Ahora todo acabó. En los últimos
años la vi poco pero la posibilidad de encontrársela alegraba los paseos por el
barrio. Reconozco que en algún momento duro he paseado con esperanza de
cruzarme con ella, porque era comprensiva y ayudaba con su sola presencia incluso
aunque no le contases nada, que es lo que suelo hacer porque en los malos
momentos soy absurdamente discreto. Yo no la preguntaba por su enfermedad
porque a la enfermedad no hay que concederle nada, porque no quiero que nadie
lea en mis ojos su desastre, solo la imagen de cómo lo vence. Mis “¿cómo
estás?” no incluían la salud, no en su caso al menos, porque era muy evidente
que las fuerzas de Salomé se redoblaban, se duplicaban, que la lucha la hizo
crecer. Algunos no nos damos cuenta de que en la lucha se crece y tendemos a
buscar la cobarde sobreprotección de la inactividad y la soledad. Cómo nos equivocamos, cómo nos lo demuestra
Salomé en sus últimos años.
Decía Pasolini en un viejo
y célebre escrito que la muerte da el sentido de la vida, que solo ella permite
explicarnos. Que se pudra Pasolini. La muerte no da nada, ¿tan difícil es ver
que solo quita? ¿Qué sentido dio tu muerte a tu vida, Pasolini? ¿Qué sentido ha
dado a la de Salomé? Tan solo nos privó de un desarrollo que nadie puede
predecir. Qué terrible esta necesidad de dar sentido a lo que solo es una
putada: la muerte. Gorin escribió que Straub, en el entierro de Daniele
Huillet, co-autora de toda su vida, compañera de toda su obra, empezó a gritar
furioso y salió corriendo, perseguido por algunos asistentes. Me resulta más
admirable esa negativa, esa insumisión a aceptar lo inevitable, que el intento
patético de insertarlo en nuestra
vida y, más aún, hacer que sea ésta la que dependa de la muerte, como tantos
filósofos de mierda que identifican con ella a la temporalidad (¿es tan difícil
aceptar que la muerte pone fin al tiempo, que el tiempo solo puede ser
identificado con la vida?), o quienes dicen que la vida es ser para la muerte,
por lo que también sería válido decir que la vida de cada día está pensada para
dormir, o cada dormir para levantarse, cada comida para el postre, cada
desayuno para la cena, cada comida para el excremento: estupidez de un
pensamiento teleológico que trata de redimir por la razón (una estúpida razón)

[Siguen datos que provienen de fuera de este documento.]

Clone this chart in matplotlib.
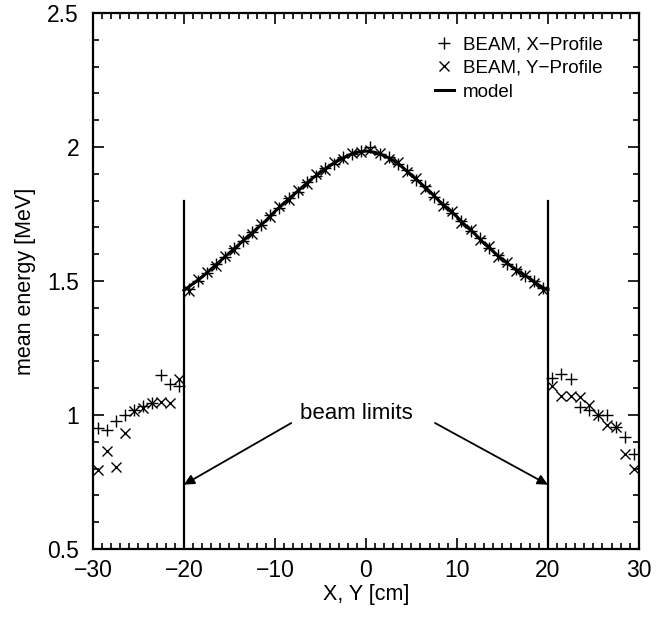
import numpy as np
import matplotlib
matplotlib.use('Agg')
import matplotlib.pyplot as plt
from matplotlib.ticker import MultipleLocator

plt.rcParams['font.family'] = ['Liberation Sans', 'DejaVu Sans']

# model curve (inside beam limits)
x_model = np.arange(-20, 21)
e_model = [1.465, 1.49, 1.515, 1.545, 1.575, 1.605, 1.635, 1.665, 1.695, 1.725,
           1.76, 1.79, 1.82, 1.85, 1.88, 1.905, 1.93, 1.95, 1.968, 1.98,
           1.985, 1.98, 1.968, 1.95, 1.925, 1.895, 1.865, 1.835, 1.80, 1.77,
           1.74, 1.705, 1.675, 1.64, 1.61, 1.58, 1.555, 1.53, 1.51, 1.485, 1.465]

# BEAM profiles, bin centres -29.5 ... 29.5
x_bins = np.arange(-29.5, 30, 1.0)
e_xprof = [0.95, 0.944, 0.979, 1.0, 1.018, 1.034, 1.044, 1.149, 1.116, 1.108,
           1.470, 1.500, 1.528, 1.562, 1.588, 1.622, 1.648, 1.683, 1.708, 1.745,
           1.772, 1.808, 1.833, 1.868, 1.890, 1.921, 1.938, 1.962, 1.972, 1.985,
           2.000, 1.972, 1.962, 1.935, 1.913, 1.877, 1.853, 1.815, 1.788, 1.752,
           1.725, 1.686, 1.661, 1.622, 1.598, 1.565, 1.546, 1.517, 1.500, 1.472,
           1.137, 1.153, 1.134, 1.031, 1.019, 1.0, 1.0, 0.956, 0.919, 0.853]
e_yprof = [0.795, 0.867, 0.807, 0.933, 1.016, 1.025, 1.045, 1.05, 1.046, 1.134,
           1.462, 1.508, 1.533, 1.556, 1.594, 1.616, 1.655, 1.677, 1.714, 1.738,
           1.780, 1.801, 1.840, 1.860, 1.898, 1.915, 1.944, 1.955, 1.978, 1.980,
           1.990, 1.978, 1.955, 1.943, 1.905, 1.884, 1.845, 1.822, 1.780, 1.760,
           1.716, 1.694, 1.652, 1.630, 1.590, 1.572, 1.538, 1.524, 1.494, 1.466,
           1.108, 1.071, 1.071, 1.068, 1.037, 1.0, 0.963, 0.954, 0.853, 0.798]

beam_limits = [-20, 20]

fig = plt.figure(figsize=(6.71, 6.18), dpi=100)
ax = fig.add_axes([0.1386, 0.1117, 0.8134, 0.8673])

ax.plot(x_bins, e_xprof, '+', color='k', ms=8.5, mew=1.0, label='BEAM, X\u2212Profile')
ax.plot(x_bins, e_yprof, 'x', color='k', ms=6.5, mew=1.0, label='BEAM, Y\u2212Profile')
ax.plot(x_model, e_model, '-', color='k', lw=2.2, label='model')

for xb in beam_limits:
    ax.plot([xb, xb], [0.5, 1.8], '-', color='k', lw=1.6)

ax.text(-1, 1.005, 'beam limits', ha='center', va='center', fontsize=16)
ax.annotate('', xy=(-20, 0.74), xytext=(-8.2, 0.97),
            arrowprops=dict(arrowstyle='-|>', color='k', lw=1.3, mutation_scale=15, shrinkA=0, shrinkB=0))
ax.annotate('', xy=(20, 0.74), xytext=(7.6, 0.97),
            arrowprops=dict(arrowstyle='-|>', color='k', lw=1.3, mutation_scale=15, shrinkA=0, shrinkB=0))

ax.set_xlim(-30, 30)
ax.set_ylim(0.5, 2.5)
ax.xaxis.set_minor_locator(MultipleLocator(1))
ax.yaxis.set_minor_locator(MultipleLocator(0.1))
ax.set_xticks([-30, -20, -10, 0, 10, 20, 30])
ax.set_xticklabels(['\u221230', '\u221220', '\u221210', '0', '10', '20', '30'])
ax.set_yticks([0.5, 1, 1.5, 2, 2.5])
ax.set_yticklabels(['0.5', '1', '1.5', '2', '2.5'])
ax.tick_params(which='both', direction='in', top=True, right=True, labelsize=16.5, width=1.2)
ax.tick_params(which='major', length=8)
ax.tick_params(which='minor', length=4)
ax.tick_params(axis='x', which='major', pad=7)
ax.tick_params(axis='y', which='major', pad=10)
for sp in ax.spines.values():
    sp.set_linewidth(1.6)

ax.set_xlabel('X, Y [cm]', fontsize=15.5, labelpad=2)
ax.set_ylabel('mean energy [MeV]', fontsize=15.5, labelpad=8)

ax.legend(loc='upper right', bbox_to_anchor=(0.948, 0.971), frameon=False, fontsize=13.5,
          handlelength=1.0, handletextpad=0.5, labelspacing=0.35, borderaxespad=0)

plt.savefig('out.png', dpi=100)
plt.close()
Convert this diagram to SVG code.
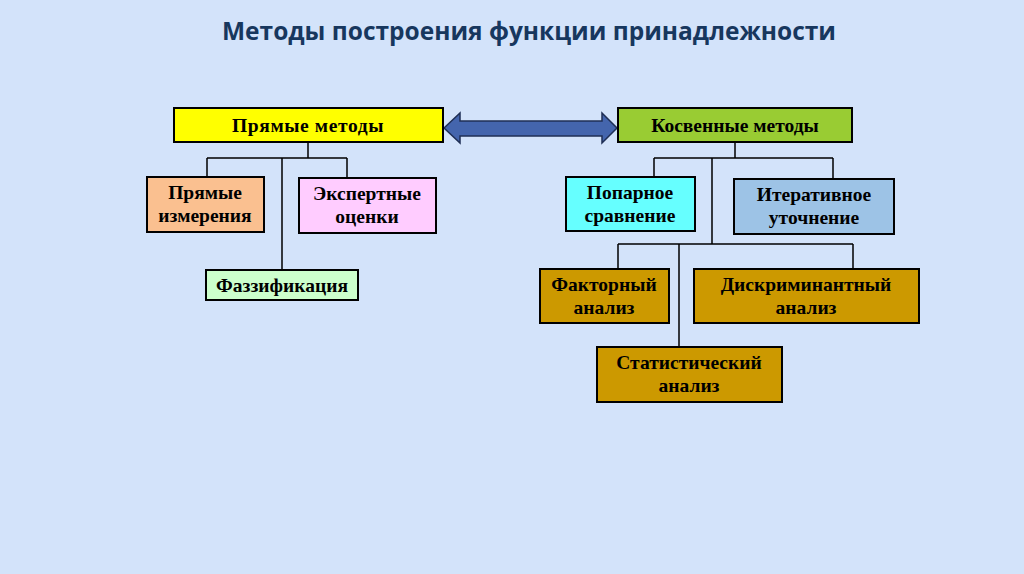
<svg xmlns="http://www.w3.org/2000/svg" width="1024" height="574" viewBox="0 0 1024 574">
<style>
.box{stroke:#000;stroke-width:2}
.t{font-family:"Liberation Serif","Times New Roman",serif;font-weight:bold;font-size:19.5px;fill:#000;text-anchor:middle}
.ln{stroke:#000;stroke-width:1.5;fill:none}
.title{font-family:"Open Sans","Noto Sans",sans-serif;font-weight:bold;font-size:24.5px;fill:#17375E;text-anchor:middle}
</style>
<rect x="0" y="0" width="1024" height="574" fill="#D3E3FA"/>
<text class="title" x="529" y="40">Методы построения функции принадлежности</text>
<g id="connectors">
<path class="ln" d="M308 142V158M207 158H347M207 158V177M347 158V178M282 158V270"/>
<path class="ln" d="M735 142V158M654 158H833M654 158V177M833 158V179M712 158V244M618 244H853M618 244V269M853 244V269M679 244V347"/>
<polygon points="444,128 460,113 460,121 602,121 602,113 617,128 602,143 602,136 460,136 460,143" fill="#4465AD" stroke="#1F2F55" stroke-width="1.5"/>
</g>
<g id="direct"><rect class="box" x="174" y="108" width="269" height="34" fill="#FFFF00"/><text class="t" x="308" y="132" letter-spacing="0.6">Прямые методы</text></g>
<g id="indirect"><rect class="box" x="618" y="108" width="234" height="34" fill="#99CC33"/><text class="t" x="735" y="132">Косвенные методы</text></g>
<g id="measure"><rect class="box" x="147" y="177" width="117" height="55" fill="#FAC090"/><text class="t" x="205" y="199">Прямые</text><text class="t" x="205" y="222">измерения</text></g>
<g id="expert"><rect class="box" x="299" y="178" width="137" height="55" fill="#FFCCFF"/><text class="t" x="367" y="200">Экспертные</text><text class="t" x="367" y="223">оценки</text></g>
<g id="fuzz"><rect class="box" x="206" y="270" width="152" height="30" fill="#CCFFCC"/><text class="t" x="282" y="292">Фаззификация</text></g>
<g id="pair"><rect class="box" x="566" y="177" width="129" height="54" fill="#66FFFF"/><text class="t" x="630" y="199">Попарное</text><text class="t" x="630" y="222">сравнение</text></g>
<g id="iter"><rect class="box" x="734" y="179" width="160" height="55" fill="#9DC3E6"/><text class="t" x="814" y="201">Итеративное</text><text class="t" x="814" y="224">уточнение</text></g>
<g id="factor"><rect class="box" x="540" y="269" width="129" height="54" fill="#CC9900"/><text class="t" x="604" y="291">Факторный</text><text class="t" x="604" y="314">анализ</text></g>
<g id="discr"><rect class="box" x="694" y="269" width="225" height="54" fill="#CC9900"/><text class="t" x="806" y="291">Дискриминантный</text><text class="t" x="806" y="314">анализ</text></g>
<g id="stat"><rect class="box" x="597" y="347" width="185" height="55" fill="#CC9900"/><text class="t" x="689" y="369">Статистический</text><text class="t" x="689" y="392">анализ</text></g>
</svg>
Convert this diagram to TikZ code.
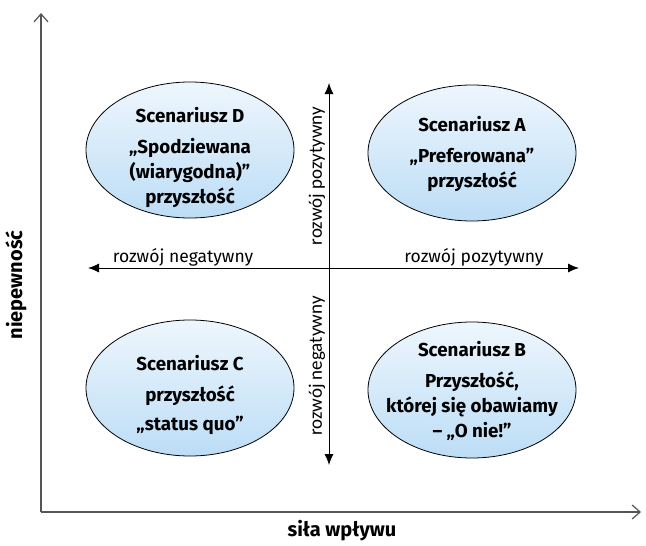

su pavor ante la extinción y de difundir su odio a lo vivo y lo temporal,
siempre a favor de esas máquinas contra lo humano, la materia, la vida y el
tiempo que son la belleza, la armonía, lo divino, la muerte. No somos cadáveres
de permiso, muertos que caminan, no somos nuestras células renovadas cada me
importa una mierda cuántos años: somos materia viva, afectos encarnados, a los
que un día la muerte pone fin. Es una mierda, ¿podríamos por fin aceptarlo
y dejar de elevarle templos a aquello que simplemente nos mata? No
implicará no aceptar la muerte de aquellos que amamos, y sí por contra el no
volvernos imbéciles enamorados antes de nuestro fenecer que de nuestra
potencia.
Sí, Salomé vive en
nosotros, no es mentira, en mi al menos sé que lo hace y lo hará, no es ninguna
tontería, ninguna trivialidad, pero la muerte ha cerrado la posibilidad de que
sea ella quien colabore en esa vida. En un viejo chiste, Woody Allen prefería
vivir mediante el método de no morir, que hacerlo en el alma de sus seres
queridos. Yo también preferiría olvidarme de que Salomé existió, si con eso me
asegurase de que en efecto sigue viva, que es ella quien construye y crea su
propia vida, su propio sentido. Pero es cierto, es cierto que vive en nosotros.
Que por mi parte la llevaba ya, y la llevaré más aún desde ahora, en mi sistema
nervioso. Y que aunque no me negaré las lágrimas, menos aún lo haré con la
alegría que supo aportar a mi vida, y a la de tantos otros. Queriéndola, sé que
muchos nos hemos hecho mejores. No conozco epitafio mejor.
1 comentario:
Solo hay dos cosas que no perdono a esta muerte: que Salomé sufriera antes de llegar a ella y que no dejara a Salomé ser eterna. La muerte no tiene ni la más remota idea de lo que hace. Es idiota.